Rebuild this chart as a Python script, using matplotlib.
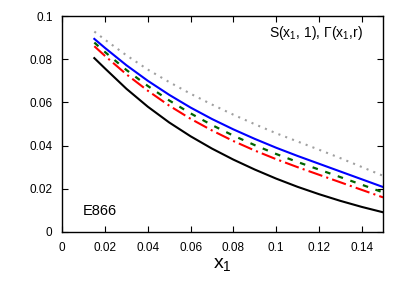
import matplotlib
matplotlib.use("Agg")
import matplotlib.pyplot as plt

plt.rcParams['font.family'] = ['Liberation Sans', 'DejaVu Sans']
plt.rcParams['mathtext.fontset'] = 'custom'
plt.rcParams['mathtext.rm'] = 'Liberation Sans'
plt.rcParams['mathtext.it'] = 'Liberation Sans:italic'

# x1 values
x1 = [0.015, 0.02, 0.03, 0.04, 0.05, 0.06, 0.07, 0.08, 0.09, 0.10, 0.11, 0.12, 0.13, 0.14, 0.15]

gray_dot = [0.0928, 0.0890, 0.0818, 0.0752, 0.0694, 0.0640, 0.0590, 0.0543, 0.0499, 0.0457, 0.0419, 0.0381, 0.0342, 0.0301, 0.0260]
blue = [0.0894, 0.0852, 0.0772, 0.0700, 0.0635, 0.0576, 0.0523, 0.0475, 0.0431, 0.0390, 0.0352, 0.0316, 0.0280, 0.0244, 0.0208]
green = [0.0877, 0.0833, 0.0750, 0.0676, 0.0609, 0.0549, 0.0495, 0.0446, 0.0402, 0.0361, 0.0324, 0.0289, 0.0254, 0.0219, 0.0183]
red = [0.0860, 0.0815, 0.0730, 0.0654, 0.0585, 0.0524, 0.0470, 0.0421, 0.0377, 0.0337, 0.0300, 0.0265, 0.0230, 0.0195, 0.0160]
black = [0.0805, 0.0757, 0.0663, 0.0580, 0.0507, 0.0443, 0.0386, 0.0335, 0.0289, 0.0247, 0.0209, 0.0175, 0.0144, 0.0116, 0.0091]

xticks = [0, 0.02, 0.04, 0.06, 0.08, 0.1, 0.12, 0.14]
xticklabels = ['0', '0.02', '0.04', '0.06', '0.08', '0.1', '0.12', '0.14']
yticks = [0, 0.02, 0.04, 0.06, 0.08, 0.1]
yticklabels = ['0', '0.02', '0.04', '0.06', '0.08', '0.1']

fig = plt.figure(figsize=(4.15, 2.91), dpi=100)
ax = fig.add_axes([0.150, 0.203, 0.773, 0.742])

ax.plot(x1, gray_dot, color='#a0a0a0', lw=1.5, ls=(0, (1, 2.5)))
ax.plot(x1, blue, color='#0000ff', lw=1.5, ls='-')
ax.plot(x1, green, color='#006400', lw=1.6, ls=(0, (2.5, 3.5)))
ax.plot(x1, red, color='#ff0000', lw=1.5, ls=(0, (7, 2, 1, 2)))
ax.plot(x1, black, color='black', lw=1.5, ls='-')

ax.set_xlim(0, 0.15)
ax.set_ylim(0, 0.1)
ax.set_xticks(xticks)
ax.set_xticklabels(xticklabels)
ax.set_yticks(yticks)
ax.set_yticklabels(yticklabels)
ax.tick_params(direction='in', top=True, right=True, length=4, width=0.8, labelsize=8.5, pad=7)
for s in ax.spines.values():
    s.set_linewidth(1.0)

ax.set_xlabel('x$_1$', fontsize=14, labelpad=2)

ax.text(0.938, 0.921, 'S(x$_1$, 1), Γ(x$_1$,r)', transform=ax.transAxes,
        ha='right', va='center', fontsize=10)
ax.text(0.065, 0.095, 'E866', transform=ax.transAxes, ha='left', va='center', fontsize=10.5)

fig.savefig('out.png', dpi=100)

··········

- **AIM**
Write the material out again exactly as it appears, dropping the pictures.

- **COMPLETE OUTPUT**
Rebuild this chart as a Python script, using matplotlib.
import matplotlib
matplotlib.use("Agg")
import matplotlib.pyplot as plt

plt.rcParams['font.family'] = ['Liberation Sans', 'DejaVu Sans']
plt.rcParams['mathtext.fontset'] = 'custom'
plt.rcParams['mathtext.rm'] = 'Liberation Sans'
plt.rcParams['mathtext.it'] = 'Liberation Sans:italic'

# x1 values
x1 = [0.015, 0.02, 0.03, 0.04, 0.05, 0.06, 0.07, 0.08, 0.09, 0.10, 0.11, 0.12, 0.13, 0.14, 0.15]

gray_dot = [0.0928, 0.0890, 0.0818, 0.0752, 0.0694, 0.0640, 0.0590, 0.0543, 0.0499, 0.0457, 0.0419, 0.0381, 0.0342, 0.0301, 0.0260]
blue = [0.0894, 0.0852, 0.0772, 0.0700, 0.0635, 0.0576, 0.0523, 0.0475, 0.0431, 0.0390, 0.0352, 0.0316, 0.0280, 0.0244, 0.0208]
green = [0.0877, 0.0833, 0.0750, 0.0676, 0.0609, 0.0549, 0.0495, 0.0446, 0.0402, 0.0361, 0.0324, 0.0289, 0.0254, 0.0219, 0.0183]
red = [0.0860, 0.0815, 0.0730, 0.0654, 0.0585, 0.0524, 0.0470, 0.0421, 0.0377, 0.0337, 0.0300, 0.0265, 0.0230, 0.0195, 0.0160]
black = [0.0805, 0.0757, 0.0663, 0.0580, 0.0507, 0.0443, 0.0386, 0.0335, 0.0289, 0.0247, 0.0209, 0.0175, 0.0144, 0.0116, 0.0091]

xticks = [0, 0.02, 0.04, 0.06, 0.08, 0.1, 0.12, 0.14]
xticklabels = ['0', '0.02', '0.04', '0.06', '0.08', '0.1', '0.12', '0.14']
yticks = [0, 0.02, 0.04, 0.06, 0.08, 0.1]
yticklabels = ['0', '0.02', '0.04', '0.06', '0.08', '0.1']

fig = plt.figure(figsize=(4.15, 2.91), dpi=100)
ax = fig.add_axes([0.150, 0.203, 0.773, 0.742])

ax.plot(x1, gray_dot, color='#a0a0a0', lw=1.5, ls=(0, (1, 2.5)))
ax.plot(x1, blue, color='#0000ff', lw=1.5, ls='-')
ax.plot(x1, green, color='#006400', lw=1.6, ls=(0, (2.5, 3.5)))
ax.plot(x1, red, color='#ff0000', lw=1.5, ls=(0, (7, 2, 1, 2)))
ax.plot(x1, black, color='black', lw=1.5, ls='-')

ax.set_xlim(0, 0.15)
ax.set_ylim(0, 0.1)
ax.set_xticks(xticks)
ax.set_xticklabels(xticklabels)
ax.set_yticks(yticks)
ax.set_yticklabels(yticklabels)
ax.tick_params(direction='in', top=True, right=True, length=4, width=0.8, labelsize=8.5, pad=7)
for s in ax.spines.values():
    s.set_linewidth(1.0)

ax.set_xlabel('x$_1$', fontsize=14, labelpad=2)

ax.text(0.938, 0.921, 'S(x$_1$, 1), Γ(x$_1$,r)', transform=ax.transAxes,
        ha='right', va='center', fontsize=10)
ax.text(0.065, 0.095, 'E866', transform=ax.transAxes, ha='left', va='center', fontsize=10.5)

fig.savefig('out.png', dpi=100)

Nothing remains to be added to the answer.